All the public option proposals depend on some version of government payment. Government payment rates, such as those used in Medicare or Medicaid rates, serve as a warning against applying them more broadly.
For example, the Medicare trustees report that keeping the current Medicare payment rates for hospitals, nursing homes, and home health agencies will lead to less availability of medical services and “jeopardize” seniors’ access to quality care.
In Medicaid, low payment rates also have led to less patient access to doctors and other medical professionals and diminished access to quality of care.
Step Two: Keep doctors and other providers from rejecting these low government payment rates by coercing them into joining the new government health plan.
This is done in the public option proposals by linking provider participation in other government plans to participation in the new government plan.
For instance, doctors who do not sign up for the public option could be forbidden from participating in Medicare or Medicaid.
Directly or indirectly, the public option proposals would establish a compulsory program by pressuring providers in one form or another to join the new public option or be banned from all government business. This would compromise the personal freedom and professional independence of physicians and other practitioners.
Step Three: Make private alternatives unaffordable.
After being pressured to participate in the public option and accept government rates, doctors and other medical professionals likely would seek to make up these losses by demanding higher payment from private health plans.
To keep their provider networks intact, private plans would have little choice but to either pay the higher rates or reduce their capacity.
This, of course, would lead to higher insurance premiums for consumers. The higher premiums would leave the private competitors with fewer enrollees and even higher costs.
Ultimately, many, if not most, of the private options would be driven out of the nation’s insurance markets altogether.
Step Four: Consolidate power and control.
With more private competitors out of the way, the new government plan would either be the dominant health plan or the only plan available, leaving patients without much choice in a shrinking private health insurance market.
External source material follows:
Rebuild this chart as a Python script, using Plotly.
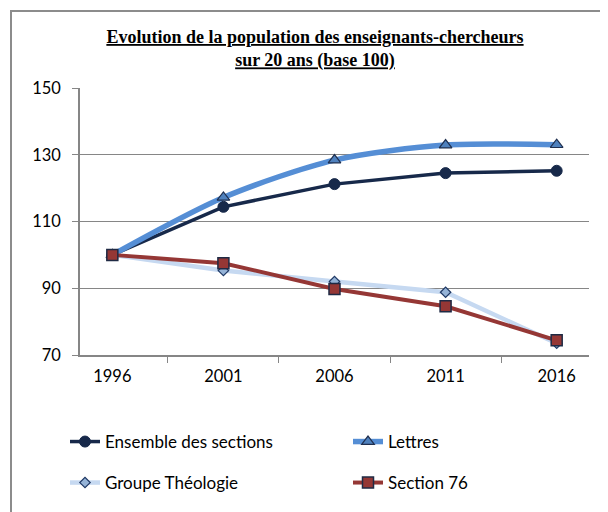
import plotly.graph_objects as go

years = ["1996", "2001", "2006", "2011", "2016"]
ensemble = [100, 114.4, 121.2, 124.5, 125.2]
lettres = [100, 117.2, 128.4, 132.9, 133.0]
theologie = [100, 95.3, 92.0, 88.8, 73.5]
section76 = [100, 97.5, 89.8, 84.6, 74.4]
yticks = [70, 90, 110, 130, 150]

W, H = 608, 512
OFF = 8  # page body margin
# plot area in page pixels: x 80..589, y 88..355
L = 80 - OFF
T = 88 - OFF
R = W - (589 - OFF)
B = H - (355 - OFF)
pw, ph = W - L - R, H - T - B

def px(x):
    return (x - OFF - L) / pw

def py(y):
    return (H - B - (y - OFF)) / ph

fig = go.Figure()
fig.add_trace(go.Scatter(x=years, y=ensemble, name="Ensemble des sections", mode="lines+markers",
                         line=dict(color="#17294a", width=3.5),
                         marker=dict(symbol="circle", size=11, color="#17294a", line=dict(color="#17294a", width=1)),
                         legend="legend"))
fig.add_trace(go.Scatter(x=years, y=lettres, name="Lettres", mode="lines+markers",
                         line=dict(color="#558ed5", width=5.5, shape="spline", smoothing=0.8),
                         marker=dict(symbol="triangle-up", size=11, color="#4f81bd", line=dict(color="#1f2f4f", width=1.2)),
                         legend="legend"))
fig.add_trace(go.Scatter(x=years, y=theologie, name="Groupe Théologie", mode="lines+markers",
                         line=dict(color="#c6d9f1", width=4.5),
                         marker=dict(symbol="diamond", size=8, color="#95b3d7", line=dict(color="#1f3864", width=1.2)),
                         legend="legend2"))
fig.add_trace(go.Scatter(x=years, y=section76, name="Section 76", mode="lines+markers",
                         line=dict(color="#953735", width=4),
                         marker=dict(symbol="square", size=11, color="#953735", line=dict(color="#1f2a44", width=1.5)),
                         legend="legend2"))

axis_col = "#868686"
fig.update_layout(
    width=W, height=H,
    margin=dict(l=L, r=R, t=T, b=B, autoexpand=False),
    paper_bgcolor="white", plot_bgcolor="white",
    font=dict(family="Lato, Liberation Sans, sans-serif", size=16.5, color="#000000"),
    title=dict(text="<b><u>Evolution de la population des enseignants-chercheurs</u></b><br><b><u>sur 20 ans (base 100)</u></b>",
               xref="container", yref="container",
               x=(315 - OFF) / W, xanchor="center", y=1 - (43 - OFF) / H, yanchor="middle",
               font=dict(family="Liberation Serif, Times New Roman, serif", size=18, color="#000000")),
    xaxis=dict(type="category", tickson="boundaries", ticks="outside", ticklen=6, tickcolor=axis_col,
               showline=True, linecolor=axis_col, linewidth=1.5, showgrid=False, tickfont=dict(size=16.5),
               ticklabelstandoff=5),
    yaxis=dict(range=[70, 150], tickvals=yticks, ticks="outside", ticklen=6, tickcolor=axis_col,
               showline=True, linecolor=axis_col, linewidth=1.5, showgrid=True, gridcolor=axis_col, gridwidth=1,
               zeroline=False, tickfont=dict(size=16.5), ticklabelstandoff=8),
    legend=dict(orientation="h", x=px(65), y=py(424), xanchor="left", yanchor="top",
                entrywidth=238, entrywidthmode="pixels", font=dict(size=17), bgcolor="rgba(0,0,0,0)"),
    legend2=dict(orientation="h", x=px(65), y=py(465), xanchor="left", yanchor="top",
                 entrywidth=238, entrywidthmode="pixels", font=dict(size=17), bgcolor="rgba(0,0,0,0)"),
)

# outer chart frame (left and top edges visible)
fig.add_shape(type="path", xref="paper", yref="paper",
              path=f"M {px(650)} {py(11)} L {px(11)} {py(11)} L {px(11)} {py(560)}",
              line=dict(color="#8c8c8c", width=2))

fig.write_html("out.html")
Faced with the true and ever-growing cost of maintaining a government-run health plan, it would only be a matter of time before Congress compels taxpayers and patients to cover the losses and foot the bill for the new health care program.
The End Game: Given the underlying economic and political dynamics of these public option proposals, the results are predictable: a collapse of choice and competition in the health insurance markets, more costs shifted onto taxpayers and providers, and the erosion and elimination of private health care alternatives for patients and their families.
In the end, Americans should not be surprised by the consequences of a public option that leads to a single-payer, government-run health care system. And they should look to other government-run health care schemes, such as Britain or Canada, to see the results—longer wait times, fewer providers, and less access to innovative treatments.
Don’t be fooled. In the end, a public option will be no different than so-called Medicare for All. It would just materialize on the installment plan.